Thank you for this. I need to read this. Just one question: print or audio? I wasn't sure how you read it? I'm guessing print?

Heidenkind said...

My mom works in a bank (actually a credit union), and in 2001 she was saying allowing banks to speculate would lead to a financial collapse. It's really only common sense. Yet the law banning it that FDR put in place as part of the New Deal still hasn't been renewed. I guess as long as some people are making money... :[

Ryan said...

You had me at "Michael Lewis..."

Julie P. said...

Insane, right? Truth is stranger than fiction.

The Bumbles said...

I work for a Financial Planner. When he went into surgery for cancer and was completely unavailable for 2 weeks, the market crashed.
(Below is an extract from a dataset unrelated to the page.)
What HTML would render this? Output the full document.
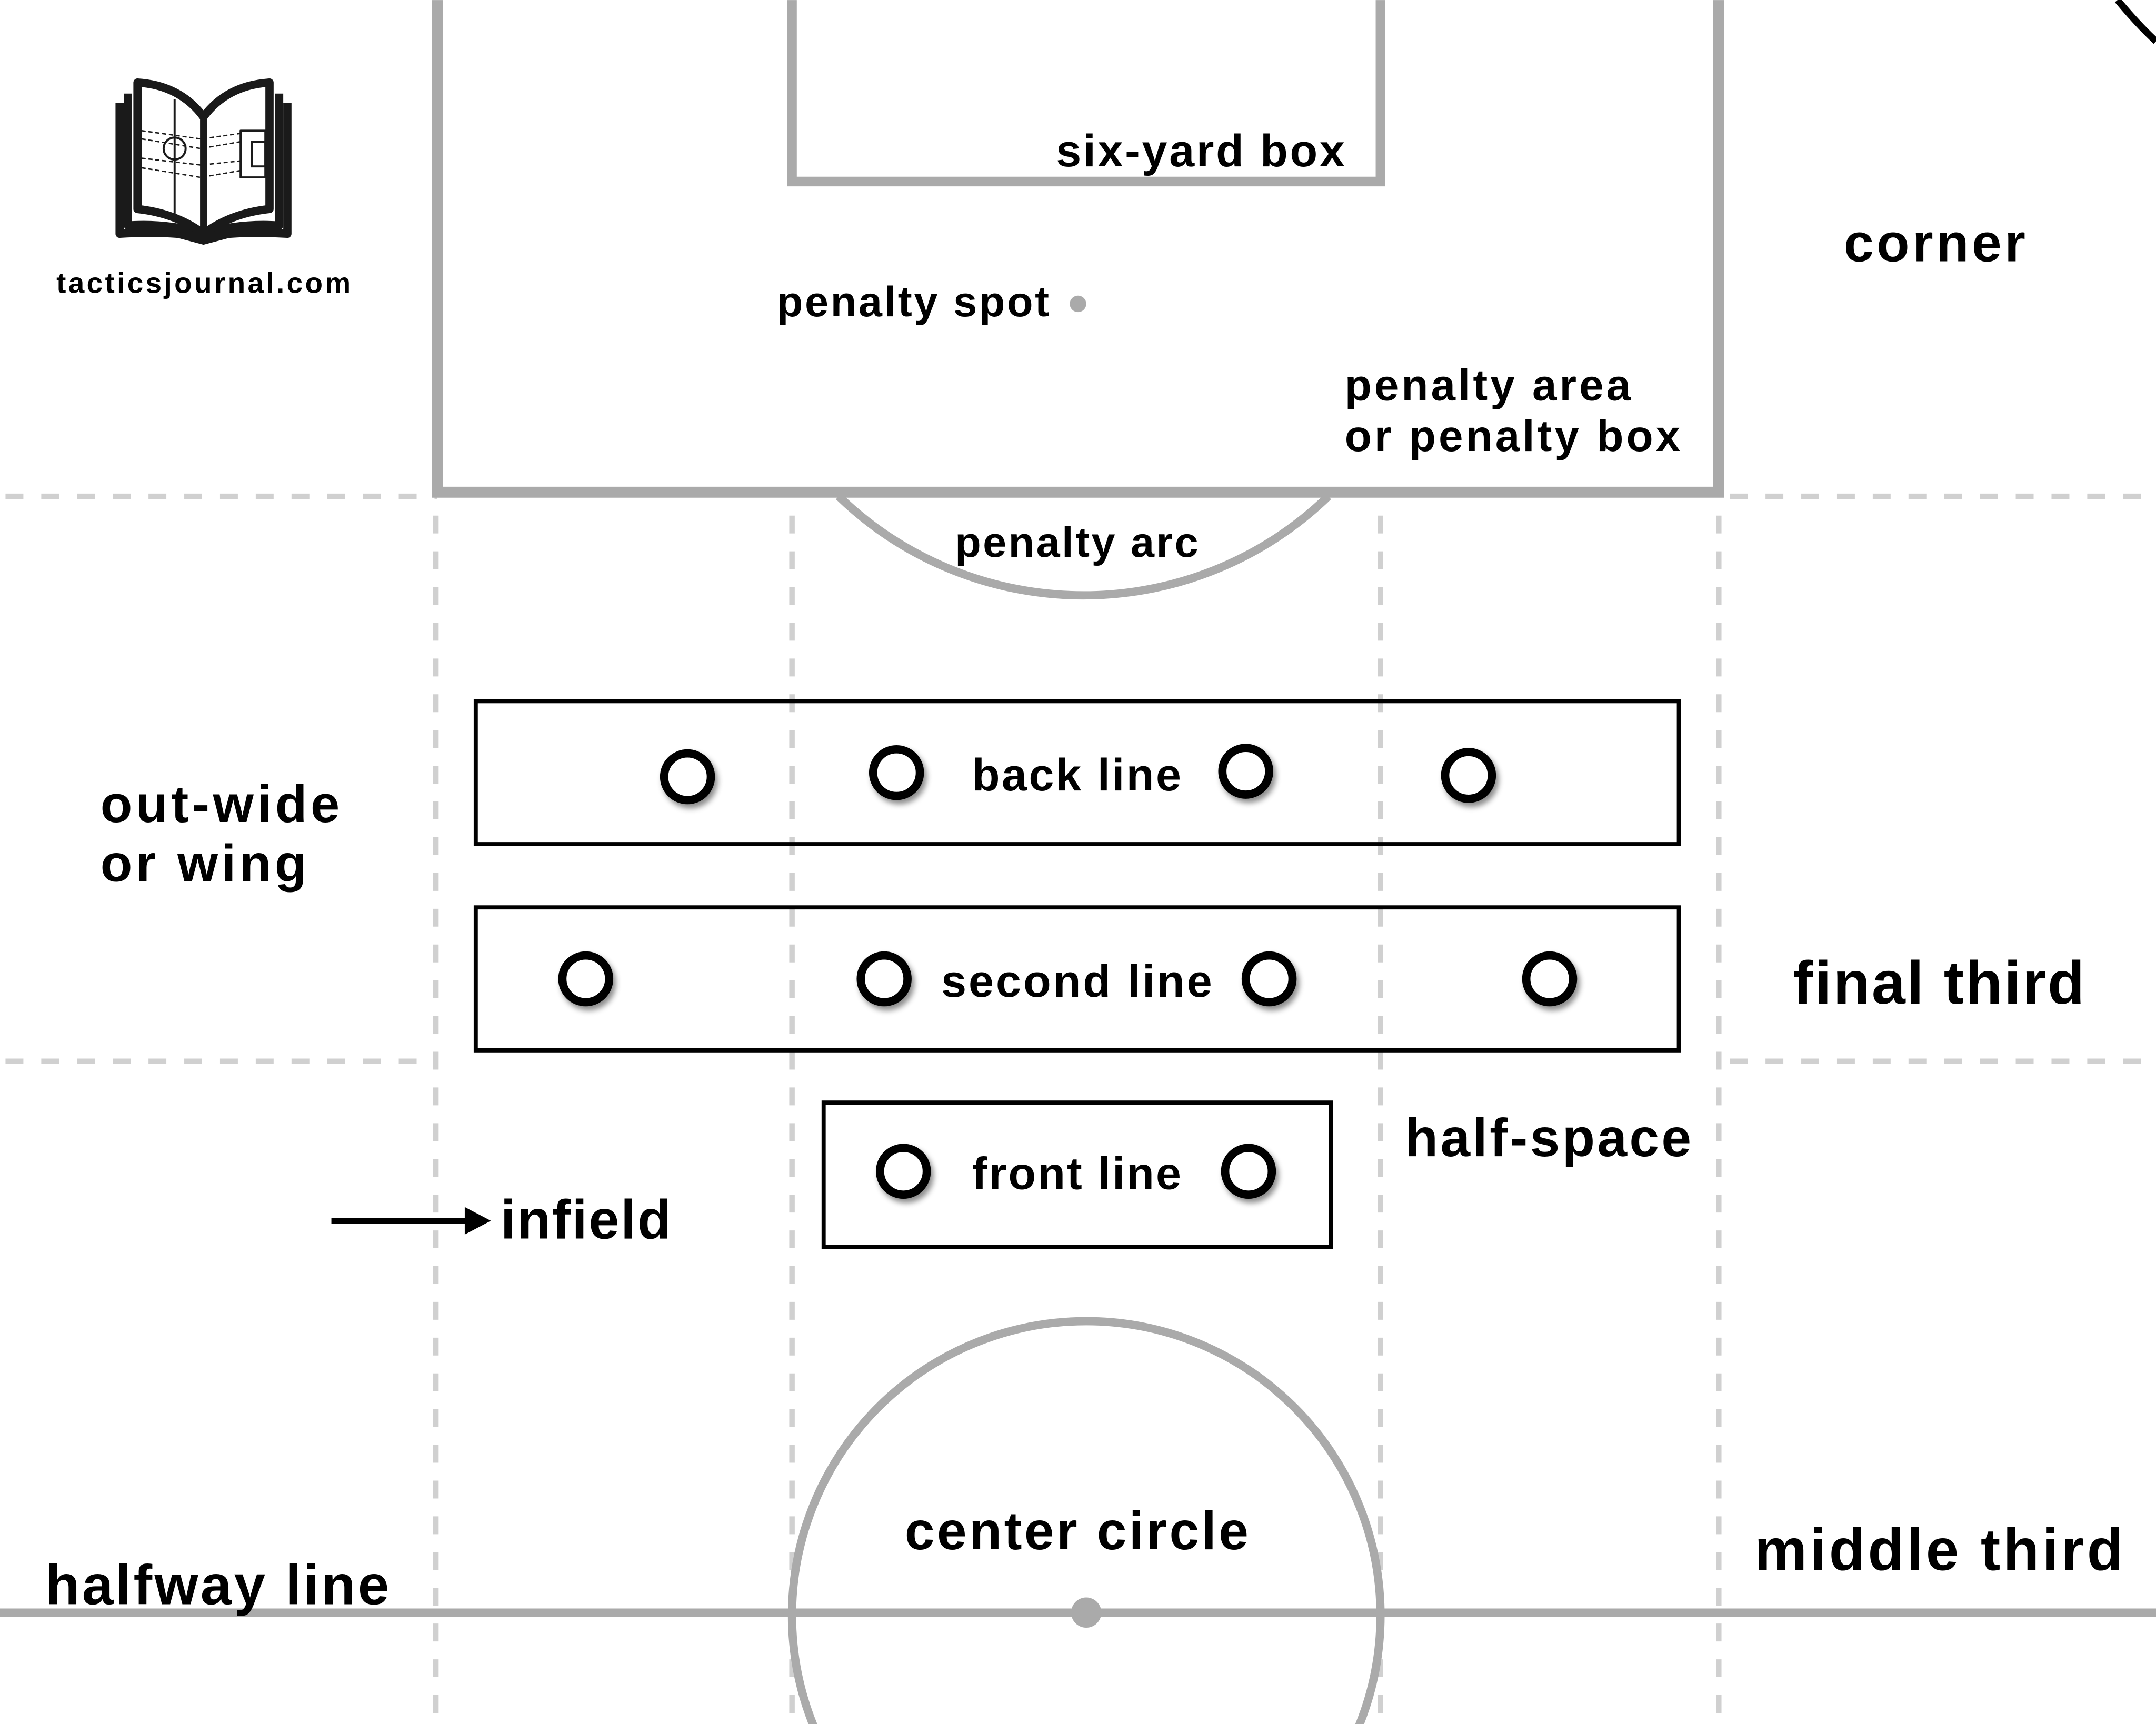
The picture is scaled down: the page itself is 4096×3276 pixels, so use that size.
<!DOCTYPE html>
<html><head><meta charset="utf-8"><style>
html,body{margin:0;padding:0;background:#fff;width:4096px;height:3276px;overflow:hidden}
svg{display:block}
text{font-family:"Liberation Sans",sans-serif;font-weight:bold;fill:#000}
</style></head><body>
<svg width="4096" height="3276" viewBox="0 0 1568 1254" xmlns="http://www.w3.org/2000/svg">
<rect width="1568" height="1254" fill="#fff"/>
<g stroke="#d0d0d0" stroke-width="4" stroke-dasharray="13 13" fill="none">
<line x1="4" y1="361" x2="318" y2="361"/>
<line x1="1258" y1="361" x2="1568" y2="361"/>
<line x1="4" y1="772" x2="318" y2="772"/>
<line x1="1258" y1="772" x2="1568" y2="772"/>
<line x1="317" y1="375" x2="317" y2="1254"/>
<line x1="576" y1="375" x2="576" y2="1254"/>
<line x1="1004" y1="375" x2="1004" y2="1254"/>
<line x1="1250" y1="375" x2="1250" y2="1254"/>
</g>
<g stroke="#aaa" fill="none">
<path d="M318 0 V358 H1250 V0" stroke-width="8"/>
<path d="M576 0 V132 H1004 V0" stroke-width="7"/>
<path d="M610 361 A256 256 0 0 0 966 361" stroke-width="6"/>
<line x1="0" y1="1173" x2="1568" y2="1173" stroke-width="6"/>
<circle cx="790" cy="1175" r="214" stroke-width="6"/>
</g>
<circle cx="784" cy="221" r="6" fill="#aaa"/>
<circle cx="790" cy="1173" r="11" fill="#aaa"/>
<path d="M1540 0 Q1555 18 1568 30" stroke="#000" stroke-width="5" fill="none"/>
<g stroke="#000" stroke-width="3" fill="none">
<rect x="346" y="510" width="875" height="104"/>
<rect x="346" y="660" width="875" height="104"/>
<rect x="599" y="802" width="369" height="105"/>
</g>
<defs><filter id="sh" x="-50%" y="-50%" width="200%" height="200%"><feDropShadow dx="2" dy="3" stdDeviation="2" flood-opacity="0.45"/></filter></defs>
<g stroke="#000" stroke-width="6" fill="#fff" filter="url(#sh)">
<circle cx="500" cy="565" r="17"/><circle cx="652" cy="562" r="17"/>
<circle cx="906" cy="561" r="17"/><circle cx="1068" cy="564" r="17"/>
<circle cx="426" cy="712" r="17"/><circle cx="643" cy="712" r="17"/>
<circle cx="923" cy="712" r="17"/><circle cx="1127" cy="712" r="17"/>
<circle cx="657" cy="852" r="17"/><circle cx="908" cy="852" r="17"/>
</g>
<line x1="241" y1="888" x2="345" y2="888" stroke="#000" stroke-width="4"/>
<path d="M338 878 L357 888 L338 898 Z" fill="#000"/>
<g fill="none" stroke="#1a1a1a" stroke-linejoin="round">
<path d="M87 75 V170 Q120 168 148 172 Q176 168 209 170 V75" stroke-width="6"/>
<path d="M93 68 V164 Q122 162 148 170 Q174 162 203 164 V68" stroke-width="6"/>
<path d="M100 60 V152 Q128 155 148 170 Q168 155 196 152 V60 Q165 62 148 85 Q131 62 100 60 Z" stroke-width="6" fill="#fff"/>
<line x1="148" y1="85" x2="148" y2="170" stroke-width="5"/>
<line x1="127" y1="72" x2="127" y2="160" stroke-width="1.5"/>
<circle cx="127" cy="108" r="8" stroke-width="1.5"/>
<path d="M103 95 L146 101 L175 97 M103 101 L146 108 L175 103 M103 115 L146 120 L175 117 M103 122 L146 129 L175 124" stroke-width="1" stroke-dasharray="3 2"/>
<rect x="175" y="95" width="18" height="34" stroke-width="1.5"/>
<rect x="183" y="103" width="10" height="18" stroke-width="1.5"/>
</g>
<path d="M118 170 L148 178 L178 170 Z" fill="#1a1a1a"/>
<text x="148" y="213" font-size="21" text-anchor="middle" textLength="214">tacticsjournal.com</text>
<text x="873" y="121" font-size="33" text-anchor="middle" textLength="210">six-yard box</text>
<text x="664" y="230" font-size="31" text-anchor="middle" textLength="198">penalty spot</text>
<text x="1407" y="190" font-size="39" text-anchor="middle" textLength="132">corner</text>
<text x="978" y="291" font-size="32" textLength="208">penalty area</text>
<text x="978" y="328" font-size="32" textLength="244">or penalty box</text>
<text x="783" y="405" font-size="31" text-anchor="middle" textLength="177">penalty arc</text>
<text x="783" y="575" font-size="33" text-anchor="middle" textLength="152">back line</text>
<text x="783" y="725" font-size="33" text-anchor="middle" textLength="197">second line</text>
<text x="783" y="865" font-size="33" text-anchor="middle" textLength="152">front line</text>
<text x="73" y="598" font-size="38" textLength="174">out-wide</text>
<text x="73" y="641" font-size="38" textLength="150">or wing</text>
<text x="1410" y="730" font-size="44" text-anchor="middle" textLength="212">final third</text>
<text x="1126" y="841" font-size="39" text-anchor="middle" textLength="208">half-space</text>
<text x="364" y="901" font-size="40" textLength="124">infield</text>
<text x="783" y="1127" font-size="39" text-anchor="middle" textLength="250">center circle</text>
<text x="1410" y="1142" font-size="43" text-anchor="middle" textLength="268">middle third</text>
<text x="158" y="1167" font-size="41" text-anchor="middle" textLength="250">halfway line</text>
</svg>
</body></html>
Guess who had to handle scared investors by herself? Moi. Thankfully, our clients were already properly positioned for their retirement and risk. But that didn't mean they weren't freaking out to make sure. I would love to read this book. That entire situation really pissed me off. Greed. Preying on ignorance. And ignorance leading to the screwing over of all levels of financial sophistication. Grrr!!! Great review!

Melissa said...

I love well done non-fiction, and while I'm not terribly interested in financial things, your review did catch my attention.

Kathleen said...

We all need to read this. It is our lack of understanding about what the government and banks were doing that helped us into this mess. Now that we are more aware I'd like to think we can do something about it but I think we are going to be living with this mess for years to come.